Se scenari del genere incutono timore, in realtà ci stiamo allenando ogni istante di ogni giorno al loro avvento, ad esempio riversando una quantità considerevole di dati personali (a partire dalle foto che ci ritraggono, ovviamente) sui social, attratti dalla possibilità di ricevere piccole ma costanti gratificazioni, dosi di dopamina provocate da un like o da un alto numero di visualizzazioni. Un obiettivo tanto più raggiungibile quanto più ci si conforma a determinati atteggiamenti e comportamenti.

Oltre a rappresentare un meccanismo potentemente conformista, sta determinando un cambio di paradigma cruciale: dall’epoca del primato degli enti (delle cose) stiamo entrando nell’epoca del primato delle interazioni.
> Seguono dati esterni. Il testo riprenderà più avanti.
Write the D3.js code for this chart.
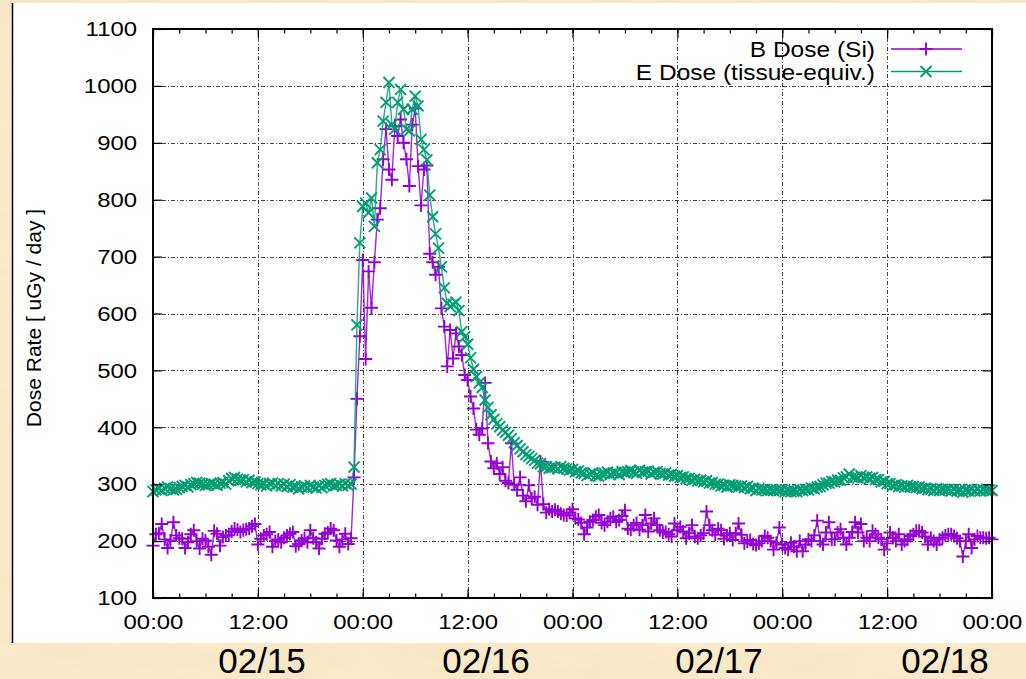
<!DOCTYPE html>
<html>
<head>
<meta charset="utf-8">
<style>
  body { margin: 0; background: #f8e9c7; }
  svg { display: block; font-family: "Liberation Sans", Arial, sans-serif; }
  .axis text { font-size: 21px; fill: #000; }
  .axis .domain { display: none; }
  .axis line { stroke: #000; stroke-width: 1.2; }
</style>
</head>
<body>
<svg width="1026" height="679"></svg>
<script src="https://d3js.org/d3.v7.min.js"></script>
<script>
// samples every 20 minutes, starting 00:00 at the left edge
const stepMinutes = 20;
const seriesNames = ["B Dose (Si)", "E Dose (tissue-equiv.)"];
const dayLabels = ["02/15", "02/16", "02/17", "02/18"];
const yTicks = [100, 200, 300, 400, 500, 600, 700, 800, 900, 1000, 1100];
const yLabel = "Dose Rate [ uGy / day ]";

const bDose = [
  192,212,214,230,203,188,201,233,210,205,
  204,188,198,212,219,200,187,204,201,190,
  176,218,213,192,207,210,210,217,222,220,
  216,219,221,222,226,230,194,204,210,212,
  216,190,200,203,198,206,210,213,216,191,
  195,201,205,198,219,205,198,187,204,213,
  215,222,219,201,190,203,213,195,205,312,
  450,560,694,520,674,610,690,765,785,871,
  924,853,835,929,912,941,900,871,824,932,
  960,859,790,853,860,705,690,668,682,609,
  577,507,571,521,565,542,527,492,483,454,
  433,396,387,398,478,372,340,328,337,318,
  330,306,302,372,299,290,312,280,270,298,
  275,278,264,340,265,250,256,252,255,252,
  248,246,245,250,256,240,238,232,212,224,
  234,237,243,246,232,228,234,240,243,234,
  237,244,254,222,220,228,232,220,228,246,
  217,231,240,228,219,215,216,212,208,231,
  219,225,217,205,214,228,208,205,210,214,
  252,228,219,211,222,219,204,210,214,202,
  214,231,211,196,199,202,195,193,196,200,
  209,206,200,185,197,224,194,188,185,197,
  190,182,200,182,194,203,200,210,236,200,
  194,215,233,203,203,215,221,206,194,206,
  216,233,215,230,200,206,200,218,212,206,
  203,185,196,215,206,200,212,194,200,203,
  209,212,218,218,215,208,194,206,200,194,
  203,206,210,212,212,209,205,200,173,200,
  212,188,203,209,206,206,205,206,203
];

const eDose = [
  287,290,292,289,293,295,292,290,291,294,
  296,298,295,299,301,303,302,300,298,299,
  301,300,298,302,303,300,306,310,312,309,
  307,308,304,307,303,304,301,299,300,297,
  301,302,298,301,297,300,296,299,295,296,
  292,295,297,294,298,295,293,297,294,298,
  300,301,297,298,300,297,301,298,300,330,
  580,724,788,794,777,803,753,865,888,938,
  971,1006,932,924,971,994,959,924,921,959,
  982,965,906,888,870,808,770,740,715,682,
  645,618,612,616,620,605,568,559,546,522,
  502,489,478,470,448,435,422,414,406,401,
  395,391,386,380,373,368,362,357,352,349,
  345,342,337,336,331,331,328,329,330,327,
  331,328,327,325,326,322,323,320,319,315,
  318,320,315,314,318,319,321,317,320,320,
  317,322,321,322,324,321,319,324,321,322,
  323,318,321,322,319,318,320,316,317,314,
  315,312,313,310,310,307,309,306,307,304,
  306,302,303,300,300,297,298,295,299,298,
  297,295,297,294,296,292,293,289,292,290,
  291,289,290,289,290,289,290,287,288,287,
  288,287,290,289,291,290,293,292,295,296,
  299,302,302,305,304,307,307,311,313,318,
  312,312,311,315,312,313,310,312,308,308,
  304,305,301,301,298,299,296,297,295,298,
  295,296,294,295,292,293,290,292,289,292,
  289,291,290,291,288,291,288,289,286,289,
  288,291,288,291,288,290,289,290,289
];

const colors = ["#9400d3", "#009e73"];
const stretch = 1.14;   // gnuplot text looks horizontally stretched
const box = { left: 153, right: 992, top: 29, bottom: 598 };

const svg = d3.select("svg");

// paper-like background
const defs = svg.append("defs");
const paper = defs.append("filter").attr("id", "paper").attr("x", 0).attr("y", 0).attr("width", "100%").attr("height", "100%");
paper.append("feTurbulence").attr("type", "fractalNoise").attr("baseFrequency", "0.012 0.03").attr("numOctaves", 3).attr("seed", 4);
paper.append("feColorMatrix").attr("type", "matrix")
  .attr("values", "0 0 0 0 0.86  0 0 0 0 0.74  0 0 0 0 0.50  0.9 0 0 0 -0.32");
svg.append("rect").attr("width", 1026).attr("height", 679).attr("fill", "#f9ebca");
svg.append("rect").attr("width", 1026).attr("height", 679).attr("filter", "url(#paper)");

// white panel
svg.append("rect").attr("x", 12).attr("y", 3).attr("width", 1014).attr("height", 640).attr("fill", "#fff");
svg.append("line").attr("x1", 12.5).attr("x2", 12.5).attr("y1", 3).attr("y2", 643)
  .attr("stroke", "#000").attr("stroke-width", 1.5);

const t0 = new Date(2000, 1, 15, 0, 0);
const t1 = d3.timeHour.offset(t0, 96);
const times = d3.range(bDose.length).map(i => d3.timeMinute.offset(t0, i * stepMinutes));

const x = d3.scaleTime().domain([t0, t1]).range([box.left, box.right]);
const y = d3.scaleLinear().domain([100, 1100]).range([box.bottom, box.top]);

const xMajor = d3.timeHour.every(12).range(t0, d3.timeHour.offset(t1, 1));
const xMinor = d3.timeHour.every(3).range(t0, d3.timeHour.offset(t1, 1));

// grid
const grid = svg.append("g").attr("stroke", "#444").attr("stroke-width", 1).attr("stroke-dasharray", "4,2,1,2");
grid.selectAll(".gy").data(yTicks.slice(1, -1)).join("line")
  .attr("x1", box.left).attr("x2", box.right)
  .attr("y1", d => Math.round(y(d)) + 0.5).attr("y2", d => Math.round(y(d)) + 0.5);
grid.selectAll(".gx").data(xMajor.slice(1, -1)).join("line")
  .attr("y1", box.top).attr("y2", box.bottom)
  .attr("x1", d => Math.round(x(d)) + 0.5).attr("x2", d => Math.round(x(d)) + 0.5);

// series
const line = d3.line().x((d, i) => x(times[i])).y(d => y(d));
const plusPath = "M-6.5,0H6.5M0,-6.5V6.5";
const crossPath = "M-5.5,-5.5L5.5,5.5M-5.5,5.5L5.5,-5.5";
[bDose, eDose].forEach((vals, s) => {
  svg.append("path").datum(vals)
    .attr("d", line).attr("fill", "none")
    .attr("stroke", colors[s]).attr("stroke-width", 1.4).attr("stroke-opacity", 0.85);
  svg.append("g").selectAll("path").data(vals).join("path")
    .attr("transform", (d, i) => `translate(${x(times[i])},${y(d)})`)
    .attr("d", s === 0 ? plusPath : crossPath)
    .attr("stroke", colors[s]).attr("stroke-width", 1.9).attr("fill", "none");
});

// axes (ticks pointing inward, mirrored)
const fmt = d3.timeFormat("%H:%M");
svg.append("g").attr("class", "axis").attr("transform", `translate(0,${box.bottom})`)
  .call(d3.axisBottom(x).tickValues(xMinor).tickSize(-4.5).tickFormat(""));
const bottomMajor = svg.append("g").attr("class", "axis").attr("transform", `translate(0,${box.bottom})`)
  .call(d3.axisBottom(x).tickValues(xMajor).tickSize(-9).tickPadding(16).tickFormat(fmt));
svg.append("g").attr("class", "axis").attr("transform", `translate(0,${box.top})`)
  .call(d3.axisTop(x).tickValues(xMinor).tickSize(-4.5).tickFormat(""));
svg.append("g").attr("class", "axis").attr("transform", `translate(0,${box.top})`)
  .call(d3.axisTop(x).tickValues(xMajor).tickSize(-9).tickFormat(""));
const left = svg.append("g").attr("class", "axis").attr("transform", `translate(${box.left},0)`)
  .call(d3.axisLeft(y).tickValues(yTicks).tickSize(-9).tickPadding(14).tickFormat(d3.format("d")));
svg.append("g").attr("class", "axis").attr("transform", `translate(${box.right},0)`)
  .call(d3.axisRight(y).tickValues(yTicks).tickSize(-9).tickFormat(""));

bottomMajor.selectAll("text").attr("transform", `scale(${stretch},1)`);
left.selectAll("text").attr("transform", `scale(${stretch},1)`);

// border
svg.append("rect")
  .attr("x", box.left).attr("y", box.top)
  .attr("width", box.right - box.left).attr("height", box.bottom - box.top)
  .attr("fill", "none").attr("stroke", "#000").attr("stroke-width", 2);

// y label
svg.append("text")
  .attr("transform", "translate(41,318) rotate(-90)")
  .attr("text-anchor", "middle").attr("font-size", 21)
  .text(yLabel);

// legend
const legend = svg.append("g");
seriesNames.forEach((name, s) => {
  const ly = 49 + s * 22.5;
  legend.append("text")
    .attr("transform", `translate(875,${ly + 8}) scale(${stretch},1)`)
    .attr("text-anchor", "end").attr("font-size", 21.5)
    .text(name);
  legend.append("line")
    .attr("x1", 891).attr("x2", 962).attr("y1", ly).attr("y2", ly)
    .attr("stroke", colors[s]).attr("stroke-width", 1.4);
  legend.append("path")
    .attr("transform", `translate(926,${ly})`)
    .attr("d", s === 0 ? plusPath : crossPath)
    .attr("stroke", colors[s]).attr("stroke-width", 1.9).attr("fill", "none");
});

// day labels below the panel
const dayCenters = [262, 486, 719, 945];
svg.append("g").selectAll("text").data(dayLabels).join("text")
  .attr("x", (d, i) => dayCenters[i]).attr("y", 673)
  .attr("text-anchor", "middle").attr("font-size", 35)
  .text(d => d);
</script>
</body>
</html>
Le ricadute potrebbero essere (saranno, sono) profonde dal punto di vista esistenziale, sociale ed etico, come hanno ben argomentato il celebre filosofo coreano Byung-Chul Han nel suo Le non cose. Come abbiamo smesso di vivere il reale (2021) e prima di lui Franco Bifo Berardi in Futurabilità (2018).

Al di là di un’enfasi – piuttosto blanda a dire il vero, tanto da sembrare di facciata – sul tema della protezione dei dati personali, mi pare che la politica non stia minimamente elaborando il problema. Ed è un problema enorme. Così grande da sovrastare tutto e sottrarsi alla vista. Nei tempi difficili che ci attendono, credo sia importante non perdere il contatto, coltivare una consapevolezza strutturata riguardo alle nostre scelte, alle nostre predilezioni, ai nostri pensieri. Come lavoriamo. Ciò che compriamo, mangiamo, leggiamo, guardiamo, ascoltiamo. Cosa facciamo del nostro corpo. Il nostro grado di connessione e congiunzione con gli altri. Su questo terreno si sta combattendo un conflitto strisciante e incredibilmente vasto, le cui conseguenze stabiliranno le regole di quello spazio sempre più inconcepibile che un tempo chiamavamo futuro.